I work on a dataset with images and associated one-hot vectors of labels (code below). I would like to uniformly sample a label from the labels set which is consisted of 300 unique labels and then randomly pick an image whose one-hot vector possesses selected label. E.g. in first step I sample index=2 and in the second step I sample image with one-hot vector label = [0,0,1,0,1,…]. If I understand the documentation of built-in samplers correctly, they can be used only in map-style datasets. Should I write a custom dataloader or rather custom sampler for this kind of problem? Any help appreciated.

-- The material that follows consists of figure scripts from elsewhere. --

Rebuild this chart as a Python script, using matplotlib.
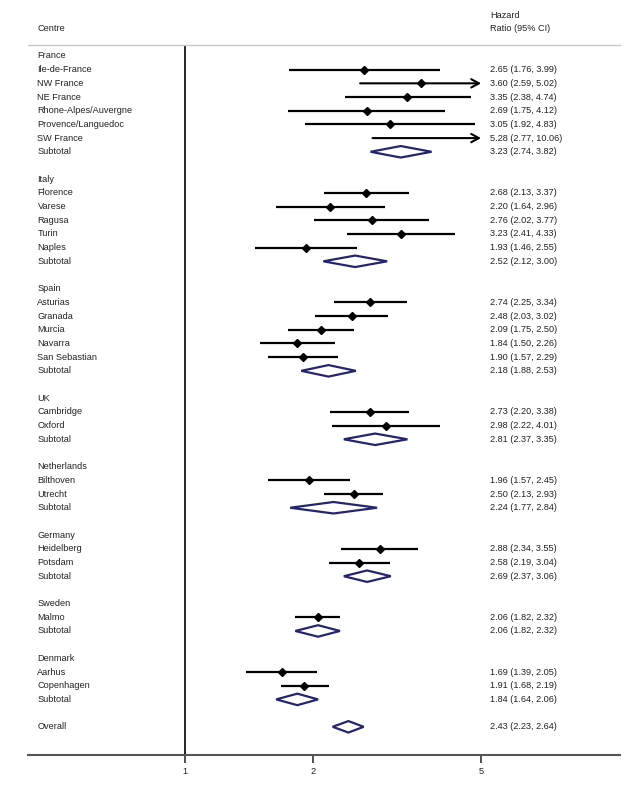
import matplotlib
matplotlib.use("Agg")
import matplotlib.pyplot as plt
from matplotlib.patches import Polygon
from matplotlib.transforms import blended_transform_factory

plt.rcParams["font.family"] = ["Liberation Sans", "DejaVu Sans"]

countries = ["France", "Italy", "Spain", "UK", "Netherlands", "Germany", "Sweden", "Denmark"]

centres = [
    "Ile-de-France", "NW France", "NE France", "Rhone-Alpes/Auvergne", "Provence/Languedoc", "SW France",
    "Florence", "Varese", "Ragusa", "Turin", "Naples",
    "Asturias", "Granada", "Murcia", "Navarra", "San Sebastian",
    "Cambridge", "Oxford",
    "Bilthoven", "Utrecht",
    "Heidelberg", "Potsdam",
    "Malmo",
    "Aarhus", "Copenhagen",
]
centre_country = (
    ["France"] * 6 + ["Italy"] * 5 + ["Spain"] * 5 + ["UK"] * 2
    + ["Netherlands"] * 2 + ["Germany"] * 2 + ["Sweden"] + ["Denmark"] * 2
)
hr = [2.65, 3.60, 3.35, 2.69, 3.05, 5.28,
      2.68, 2.20, 2.76, 3.23, 1.93,
      2.74, 2.48, 2.09, 1.84, 1.90,
      2.73, 2.98,
      1.96, 2.50,
      2.88, 2.58,
      2.06,
      1.69, 1.91]
lo = [1.76, 2.59, 2.38, 1.75, 1.92, 2.77,
      2.13, 1.64, 2.02, 2.41, 1.46,
      2.25, 2.03, 1.75, 1.50, 1.57,
      2.20, 2.22,
      1.57, 2.13,
      2.34, 2.19,
      1.82,
      1.39, 1.68]
hi = [3.99, 5.02, 4.74, 4.12, 4.83, 10.06,
      3.37, 2.96, 3.77, 4.33, 2.55,
      3.34, 3.02, 2.50, 2.26, 2.29,
      3.38, 4.01,
      2.45, 2.93,
      3.55, 3.04,
      2.32,
      2.05, 2.19]

sub_hr = [3.23, 2.52, 2.18, 2.81, 2.24, 2.69, 2.06, 1.84]
sub_lo = [2.74, 2.12, 1.88, 2.37, 1.77, 2.37, 1.82, 1.64]
sub_hi = [3.82, 3.00, 2.53, 3.35, 2.84, 3.06, 2.32, 2.06]

overall = (2.43, 2.23, 2.64)

x_ticks = [1, 2, 5]
x_max_shown = 5.0

navy = "#25256e"
text_color = "#222222"


def fmt(h, l, u):
    return f"{h:.2f} ({l:.2f}, {u:.2f})"


def draw_diamond(ax, y, h, l, u):
    half = 0.42
    pts = [(l, y), (h, y - half), (u, y), (h, y + half)]
    ax.add_patch(Polygon(pts, closed=True, facecolor="white", edgecolor=navy, lw=1.6, zorder=3))


fig = plt.figure(figsize=(6.35, 8), dpi=100)
ax = fig.add_axes([28 / 635, 45 / 800, 592 / 635, 710 / 800])
ax.set_xscale("log")
ax.set_xlim(0.425, 10.65)
ax.set_ylim(51.06, -0.80)

tr = blended_transform_factory(ax.transAxes, ax.transData)
label_x = 0.016
value_x = 0.780
fs = 6.6

row = 0
for ci, country in enumerate(countries):
    ax.text(label_x, row, country, transform=tr, va="center", ha="left", fontsize=fs, color=text_color)
    row += 1
    for i, name in enumerate(centres):
        if centre_country[i] != country:
            continue
        ax.text(label_x, row, name, transform=tr, va="center", ha="left", fontsize=fs, color=text_color)
        ax.text(value_x, row, fmt(hr[i], lo[i], hi[i]), transform=tr, va="center", ha="left",
                fontsize=fs, color=text_color)
        if hi[i] > x_max_shown:
            ax.annotate("", xy=(x_max_shown, row), xytext=(lo[i], row),
                        arrowprops=dict(arrowstyle="->,head_length=0.55,head_width=0.3",
                                        lw=1.5, color="black", shrinkA=0, shrinkB=0))
        else:
            ax.plot([lo[i], hi[i]], [row, row], color="black", lw=1.6, solid_capstyle="butt")
        if hr[i] <= x_max_shown:
            ax.plot(hr[i], row, marker="D", ms=3.8, color="black", zorder=4)
        row += 1
    ax.text(label_x, row, "Subtotal", transform=tr, va="center", ha="left", fontsize=fs, color=text_color)
    ax.text(value_x, row, fmt(sub_hr[ci], sub_lo[ci], sub_hi[ci]), transform=tr, va="center",
            ha="left", fontsize=fs, color=text_color)
    draw_diamond(ax, row, sub_hr[ci], sub_lo[ci], sub_hi[ci])
    row += 2

ax.text(label_x, row, "Overall", transform=tr, va="center", ha="left", fontsize=fs, color=text_color)
ax.text(value_x, row, fmt(*overall), transform=tr, va="center", ha="left", fontsize=fs, color=text_color)
draw_diamond(ax, row, *overall)

# headers
ax.text(label_x, -2, "Centre", transform=tr, va="center", ha="left", fontsize=fs, color=text_color)
ax.text(value_x, -2.95, "Hazard", transform=tr, va="center", ha="left", fontsize=fs, color=text_color)
ax.text(value_x, -2, "Ratio (95% CI)", transform=tr, va="center", ha="left", fontsize=fs, color=text_color)

ax.axvline(1, color="black", lw=1.2, zorder=1)

for side in ["left", "right"]:
    ax.spines[side].set_visible(False)
ax.spines["top"].set_color("#c8c8c8")
ax.spines["top"].set_linewidth(1.0)
ax.spines["bottom"].set_color("#555555")
ax.spines["bottom"].set_linewidth(1.5)

ax.set_yticks([])
ax.set_xticks(x_ticks)
ax.set_xticklabels([str(t) for t in x_ticks])
ax.xaxis.set_minor_locator(matplotlib.ticker.NullLocator())
ax.tick_params(axis="x", length=6, width=1.2, color="#333333", labelsize=fs, labelcolor=text_color, pad=3)

fig.savefig("out.png", dpi=100)
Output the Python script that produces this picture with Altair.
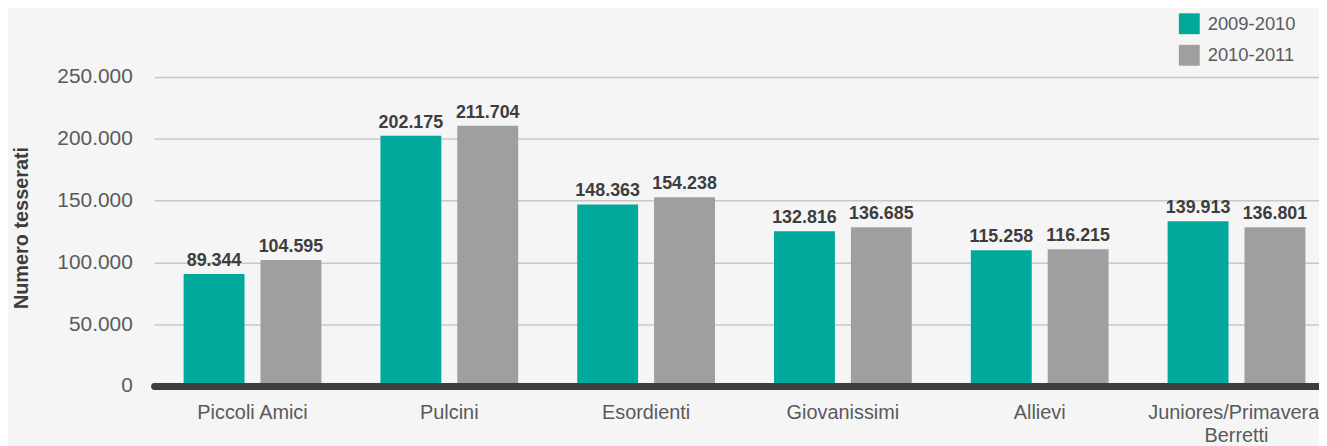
import altair as alt
import pandas as pd

categories = ["Piccoli Amici", "Pulcini", "Esordienti", "Giovanissimi", "Allievi",
              "Juniores/Primavera/Berretti"]
seasons = ["2009-2010", "2010-2011"]
# bar heights as drawn in the picture
bars_2009 = [90600, 202500, 146900, 125200, 109900, 133200]
bars_2010 = [101900, 210500, 152600, 128400, 110700, 128400]
# printed value labels
labels_2009 = ["89.344", "202.175", "148.363", "132.816", "115.258", "139.913"]
labels_2010 = ["104.595", "211.704", "154.238", "136.685", "116.215", "136.801"]
y_ticks = [0, 50000, 100000, 150000, 200000, 250000]

rows = []
for c, v, l in zip(categories, bars_2009, labels_2009):
    rows.append({"cat": c, "season": seasons[0], "val": v, "label": l})
for c, v, l in zip(categories, bars_2010, labels_2010):
    rows.append({"cat": c, "season": seasons[1], "val": v, "label": l})
df = pd.DataFrame(rows)

TEAL = "#00a99b"
GREY = "#9e9fa1"
FONT = "Liberation Sans"
LIGHT = "#5a5a5a"

x_enc = alt.X(
    "cat:N", sort=categories, title=None,
    scale=alt.Scale(range=[0, 1188], paddingInner=0.3, paddingOuter=0.15),
    axis=alt.Axis(
        labelAngle=0, labelFont=FONT, labelFontSize=20, labelColor=LIGHT,
        labelPadding=17, ticks=False, domainColor="#3d3d3f", domainWidth=7,
        domainCap="round", labelLineHeight=23, zindex=1, labelBaseline="top",
        labelExpr="datum.label == 'Juniores/Primavera/Berretti' ? ['Juniores/Primavera/', 'Berretti'] : datum.label",
    ),
)
xoff = alt.XOffset("season:N", sort=seasons,
                   scale=alt.Scale(paddingInner=0.208, paddingOuter=0))

y_enc = alt.Y(
    "val:Q", title="Numero tesserati",
    scale=alt.Scale(domain=[0, 250000], nice=False),
    axis=alt.Axis(
        values=y_ticks, ticks=False, domain=False, gridColor="#c8c8c8", gridWidth=1.5,
        labelFont=FONT, labelFontSize=21, labelColor=LIGHT, labelPadding=22,
        labelExpr="replace(format(datum.value, ','), regexp(',', 'g'), '.')",
        titleFont=FONT, titleFontSize=20, titleFontWeight="bold", titleColor="#3d3d3d",
        titleAngle=270, titleX=-127, titleY=151.5, titleAlign="center",
        titleBaseline="alphabetic",
    ),
)

bars = alt.Chart(df).mark_bar().encode(
    x=x_enc, xOffset=xoff, y=y_enc,
    color=alt.Color(
        "season:N", sort=seasons,
        scale=alt.Scale(domain=seasons, range=[TEAL, GREY]),
        legend=alt.Legend(
            title=None, orient="none", legendX=1031, legendY=-64, direction="vertical",
            padding=0, symbolType="square", symbolSize=441, symbolStrokeWidth=0,
            symbolOpacity=1, labelFont=FONT, labelFontSize=18.5, labelColor=LIGHT,
            labelOffset=8, rowPadding=10.7,
        ),
    ),
)

text = alt.Chart(df).mark_text(
    font=FONT, fontSize=18, fontWeight="bold", color="#3d3d3d",
    baseline="alphabetic", align="center", dy=-8,
).encode(x=x_enc, xOffset=xoff, y=y_enc, text="label:N")

chart = alt.layer(bars, text).properties(
    width=1172, height=311,
    autosize=alt.AutoSizeParams(type="none"),
    padding={"left": 147, "top": 68, "right": 0, "bottom": 59},
    background="#f5f5f5",
).configure_view(stroke=None)

chart.save("out.html", embed_options={"renderer": "svg", "actions": False})
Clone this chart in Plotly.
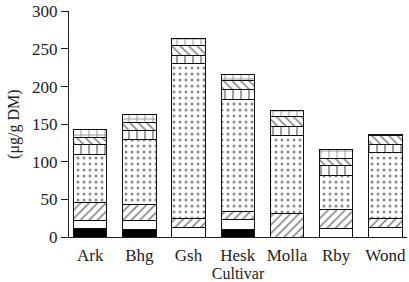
import plotly.graph_objects as go

categories = ["Ark", "Bhg", "Gsh", "Hesk", "Molla", "Rby", "Wond"]
solid_black = [11, 10, 0, 10, 0, 0, 0]
plain_white = [11, 12, 13, 13, 0, 11, 12]
diag_fwd = [24, 21, 11, 11, 31, 26, 12]
dotted = [64, 87, 207, 149, 104, 45, 88]
vertical = [13, 12, 11, 13, 12, 13, 11]
diag_back = [9, 10, 12, 12, 13, 10, 12]
grid = [11, 11, 10, 8, 8, 11, 1]

y_ticks = [0, 50, 100, 150, 200, 250, 300]

layers = [
    (solid_black, "black", "", 8, 0.3),
    (plain_white, "white", "", 8, 0.3),
    (diag_fwd, "white", "/", 6, 0.28),
    (dotted, "white", ".", 6, 0.2),
    (vertical, "white", "|", 8, 0.2),
    (diag_back, "white", "\\", 6, 0.28),
    (grid, "white", "+", 8, 0.2),
]

fig = go.Figure()
for vals, color, shape, size, sol in layers:
    marker = dict(color=color, line=dict(color="#111", width=1))
    if shape:
        marker["pattern"] = dict(shape=shape, fgcolor="#111", bgcolor="white",
                                 size=size, solidity=sol, fillmode="overlay")
    fig.add_trace(go.Bar(x=categories, y=vals, marker=marker, width=0.68,
                         showlegend=False))

font_family = "Liberation Serif"
fig.update_layout(
    barmode="stack",
    width=409, height=282,
    margin=dict(l=69, r=2, t=8, b=45),
    plot_bgcolor="white", paper_bgcolor="white",
    font=dict(family=font_family, size=17, color="#222"),
)
fig.update_xaxes(
    range=[-0.43, 6.44],
    showline=True, linecolor="#222", linewidth=1,
    ticks="", showgrid=False, ticklabelstandoff=3,
    title=dict(text="Cultivar", font=dict(size=16), standoff=3),
)
fig.update_yaxes(
    range=[0, 300.5], tickvals=y_ticks,
    showline=True, linecolor="#222", linewidth=1,
    ticks="outside", ticklen=7, tickcolor="#222",
    showgrid=False, zeroline=False, ticklabeloverflow="allow",
)
fig.add_annotation(
    text="(μg/g DM)", textangle=-90, xref="paper", yref="paper",
    x=-0.163, y=0.5, xanchor="center", yanchor="middle",
    showarrow=False, font=dict(size=16, family=font_family, color="#222"),
)
fig.write_html("out.html", config={"displayModeBar": False},
               post_script="document.body.style.margin='0';document.body.style.padding='0';")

class datasetShop(Dataset):
    
    # df_csv - df with data description
    # root_dir - directory to the folder with images
    # transform - data transformation function
    
    def __init__(self, df_csv, root_dir, transform=None):
        
        self.df_csv = df_csv  
        self.root_dir = root_dir
        self.transform = transform
        
    def __len__(self):
        return len(self.df_csv)
    
    def __getitem__(self, idx):
        if torch.is_tensor(idx):
            idx = idx.tolist()
        
        img_name = self.df_csv['ID'].iloc[idx] + '.jpg'
        img_name = os.path.join(self.root_dir, img_name)
        
        image = Image.open(img_name)
    
        one_hot = torch.Tensor(self.df_csv['one_hot'].iloc[idx])
        
        if self.transform:
            image = self.transform(image)            
        
        sample = {'image':image, 'label':one_hot}

        return sample

Hafplo · April 12, 2021, 10:08am

I am dealing with a similar, but simpler issue.
I would like to sample by label, without one-hot encoding.
the labels are stored in some “df_csv”, and served by “getitem()”
how can we point the sampler to the correct column in df_csv or otherwise sample according to items’ labels?
@ptrblck

ptrblck · April 12, 2021, 4:48pm

The sampler would be responsible to pass the sample indices to the Dataset.__getitem__, where you would be loading and processing the data.
Inside __getitem__ you could use the index and access the df_csv as needed. E.g. you could index it via pandas.